Salt is set for a bigger role than he had in Australia last year, when he came into the team as an injury replacement for Dawid Malan for the semi-final against India at Adelaide.

Such was England’s dominance in that match – Buttler and Alex Hales knocking off a target of 169 in 16 overs – Salt was unused at No3.

He did bat in the final, making 10 in nine balls in a low-scoring thriller where England needed Ben Stokes’ genius to get over the line in their run chase against Pakistan in Melbourne.

But rather than an afterthought, Salt has surely guaranteed his place at the top of the order alongside Buttler for this summer’s World Cup.

Born in North Wales, Salt spent his formative years in the West Indies, living in Barbados between the age of nine and 15 after his father, Chris, a property developer, moved the family out to the Caribbean.
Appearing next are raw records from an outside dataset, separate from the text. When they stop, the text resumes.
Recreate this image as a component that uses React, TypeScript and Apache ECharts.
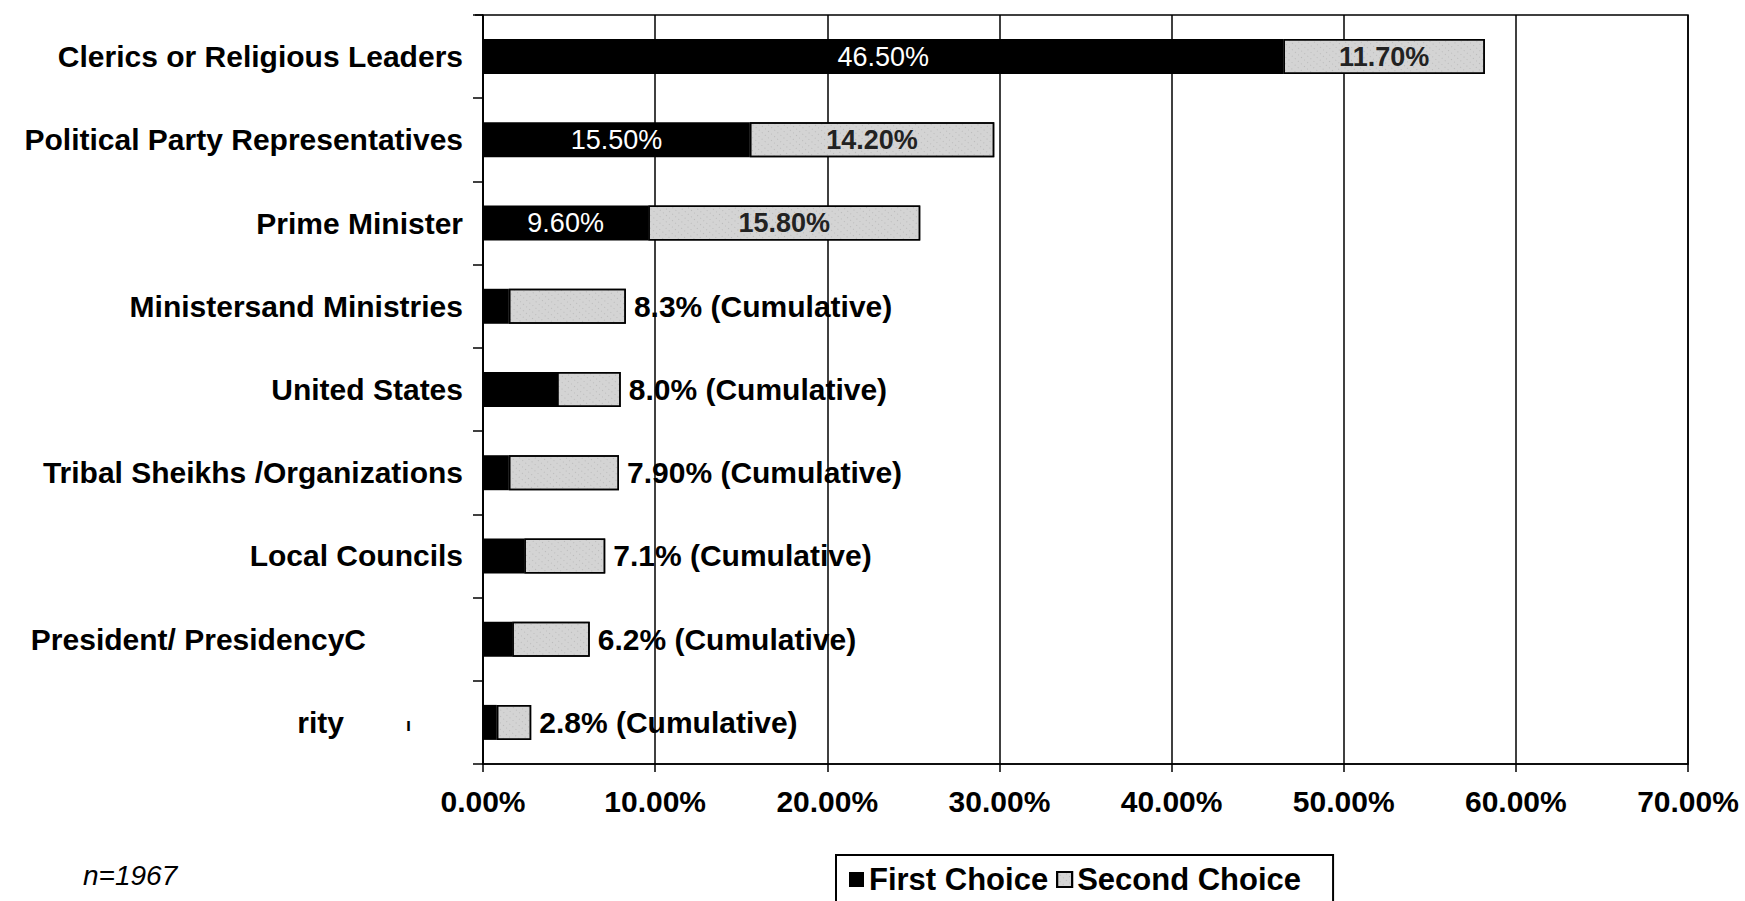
import React, { useEffect, useRef } from "react";
import * as echarts from "echarts";

const categories = [
  "Clerics or Religious Leaders",
  "Political Party Representatives",
  "Prime Minister",
  "Ministersand Ministries",
  "United States",
  "Tribal Sheikhs /Organizations",
  "Local Councils",
  "President/ PresidencyC",
  "rity",
];
const firstChoice = [46.5, 15.5, 9.6, 1.5, 4.3, 1.5, 2.4, 1.7, 0.8];
const secondChoice = [11.7, 14.2, 15.8, 6.8, 3.7, 6.4, 4.7, 4.5, 2.0];
const firstLabels = ["46.50%", "15.50%", "9.60%", "", "", "", "", "", ""];
const secondLabels = [
  "11.70%",
  "14.20%",
  "15.80%",
  "8.3% (Cumulative)",
  "8.0% (Cumulative)",
  "7.90% (Cumulative)",
  "7.1% (Cumulative)",
  "6.2% (Cumulative)",
  "2.8% (Cumulative)",
];
const xMin = 0;
const xMax = 70;
const xStep = 10;
const seriesNames = ["First Choice", "Second Choice"];
const note = "n=1967";

const FONT = "'Liberation Sans', Arial, Helvetica, sans-serif";

export default function App() {
  const ref = useRef<HTMLDivElement>(null);
  useEffect(() => {
    document.body.style.margin = "0";
    const chart = echarts.init(ref.current!, null, { renderer: "svg" });
    const option: any = {
      animation: false,
      backgroundColor: "#fff",
      textStyle: { fontFamily: FONT },
      grid: {
        left: 483,
        right: 57,
        top: 15,
        bottom: 137,
        show: true,
        borderColor: "#000",
        borderWidth: 1.5,
        containLabel: false,
      },
      legend: {
        data: seriesNames,
        left: 836,
        top: 855,
        orient: "horizontal",
        icon: "rect",
        borderColor: "#000",
        borderWidth: 2,
        padding: [9, 32, 40, 13],
        itemWidth: 15,
        itemHeight: 15,
        itemGap: 8,
        textStyle: { fontFamily: FONT, fontSize: 31, fontWeight: "bold", color: "#000" },
      },
      xAxis: {
        type: "value",
        min: xMin,
        max: xMax,
        interval: xStep,
        axisLine: { show: true, lineStyle: { color: "#000", width: 1.5 } },
        axisTick: { show: true, length: 8, lineStyle: { color: "#000", width: 1.5 } },
        splitLine: { show: true, lineStyle: { color: "#000", width: 1.5 } },
        axisLabel: {
          formatter: (v: number) => v.toFixed(2) + "%",
          fontFamily: FONT,
          fontSize: 30,
          fontWeight: "bold",
          color: "#000",
          margin: 22,
        },
      },
      yAxis: {
        type: "category",
        data: categories,
        inverse: true,
        axisLine: { show: true, lineStyle: { color: "#000", width: 1.5 } },
        axisTick: { show: true, length: 10, lineStyle: { color: "#000", width: 1.5 } },
        axisLabel: {
          fontFamily: FONT,
          fontSize: 30,
          fontWeight: "bold",
          color: "#000",
          margin: 20,
          formatter: (v: string) => {
            if (v === "rity") return "{a|rity}{g| }{m|ı}{h| }";
            if (v === "President/ PresidencyC") return "{a|" + v + "}{p| }";
            return v;
          },
          rich: {
            a: { fontFamily: FONT, fontSize: 30, fontWeight: "bold", color: "#000" },
            g: { width: 62, fontSize: 10 },
            m: { fontFamily: FONT, fontSize: 18, color: "#000", padding: [6, 0, 0, 0] },
            h: { width: 52, fontSize: 10 },
            p: { width: 97, fontSize: 10 },
          },
        },
      },
      series: [
        {
          name: seriesNames[0],
          type: "bar",
          stack: "total",
          barWidth: 35,
          itemStyle: { color: "#000" },
          data: firstChoice.map((v, i) => ({
            value: v,
            label: {
              show: firstLabels[i] !== "",
              position: "inside",
              formatter: () => firstLabels[i],
              color: "#fff",
              fontFamily: FONT,
              fontSize: 27,
            },
          })),
        },
        {
          name: seriesNames[1],
          type: "bar",
          stack: "total",
          barWidth: 35,
          itemStyle: {
            color: "#d4d4d4",
            borderColor: "#000",
            borderWidth: 1.5,
            decal: {
              symbol: "rect",
              symbolSize: 0.6,
              color: "rgba(0,0,0,0.4)",
              dashArrayX: [1, 3],
              dashArrayY: [1, 4],
              rotation: 0.7,
            },
          },
          data: secondChoice.map((v, i) => ({
            value: v,
            label:
              i < 3
                ? {
                    show: true,
                    position: "inside",
                    formatter: () => secondLabels[i],
                    color: "#222",
                    fontFamily: FONT,
                    fontSize: 27,
                    fontWeight: "bold",
                  }
                : {
                    show: true,
                    position: "right",
                    distance: 8,
                    formatter: () => secondLabels[i],
                    color: "#000",
                    fontFamily: FONT,
                    fontSize: 30,
                    fontWeight: "bold",
                  },
          })),
        },
      ],
      graphic: [
        {
          type: "line",
          shape: { x1: 475, y1: 15, x2: 483, y2: 15 },
          style: { stroke: "#000", lineWidth: 1.5 },
        },
        {
          type: "text",
          left: 83,
          top: 861,
          style: {
            text: note,
            fontFamily: FONT,
            fontSize: 28,
            fontStyle: "italic",
            fill: "#000",
          },
        },
      ],
    };
    chart.setOption(option);
    return () => chart.dispose();
  }, []);
  return <div ref={ref} style={{ width: 1745, height: 901 }} />;
}
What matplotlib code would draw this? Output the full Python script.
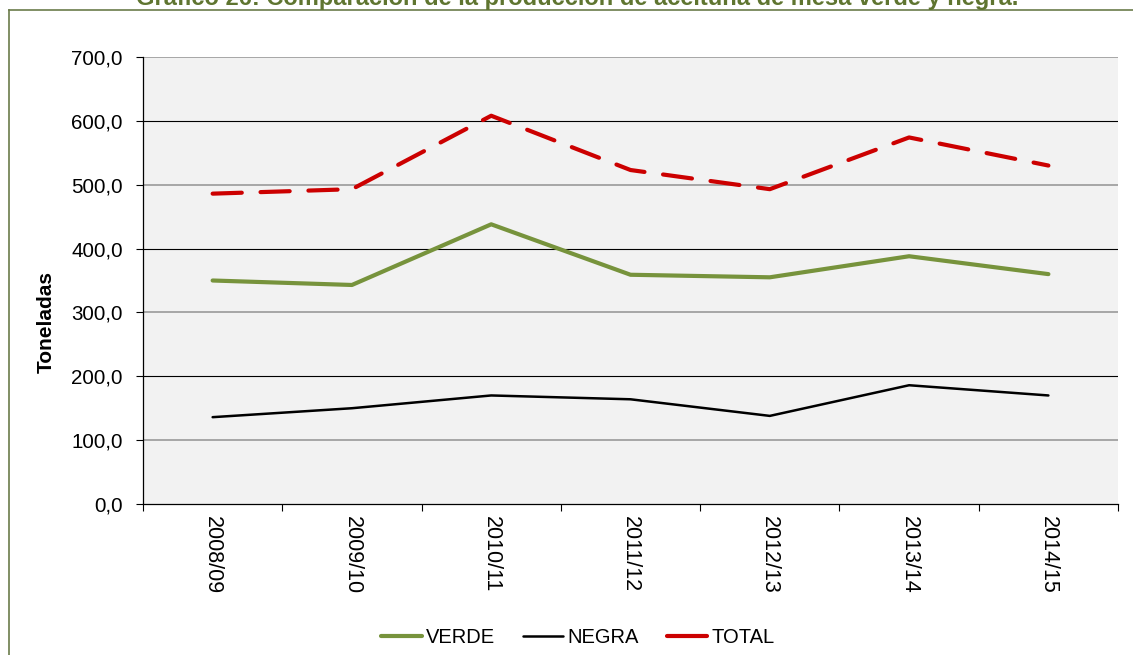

He has struck up a rapport with Buttler, too, at the top of the order at Lancashire and Manchester Originals in the Hundred.

Allied to his recent spectacular form, it seems as if the stars have aligned for Salt to play a major role in next summer’s World Cup in a part of the world he knows well.

The fact he took the wicketkeeping gloves on Tuesday seemed significant as well. It’s long been suspected Buttler should be relieved of the gloves to help his captaincy. Salt had a tough night behind the stumps but the fact he can do the job is another string to his bow.

His presence in the T20 XI creates an issue when it comes to fitting in Jonny Bairstow, rested for this tour, in the summer. Bairstow is one of England’s greatest white-ball openers and another player who can keep wicket instead of Buttler.

But given Salt’s rise, it seems his only way back will be as a No 3 instead of Will Jacks.

It’s a selection poser England will be happy to have.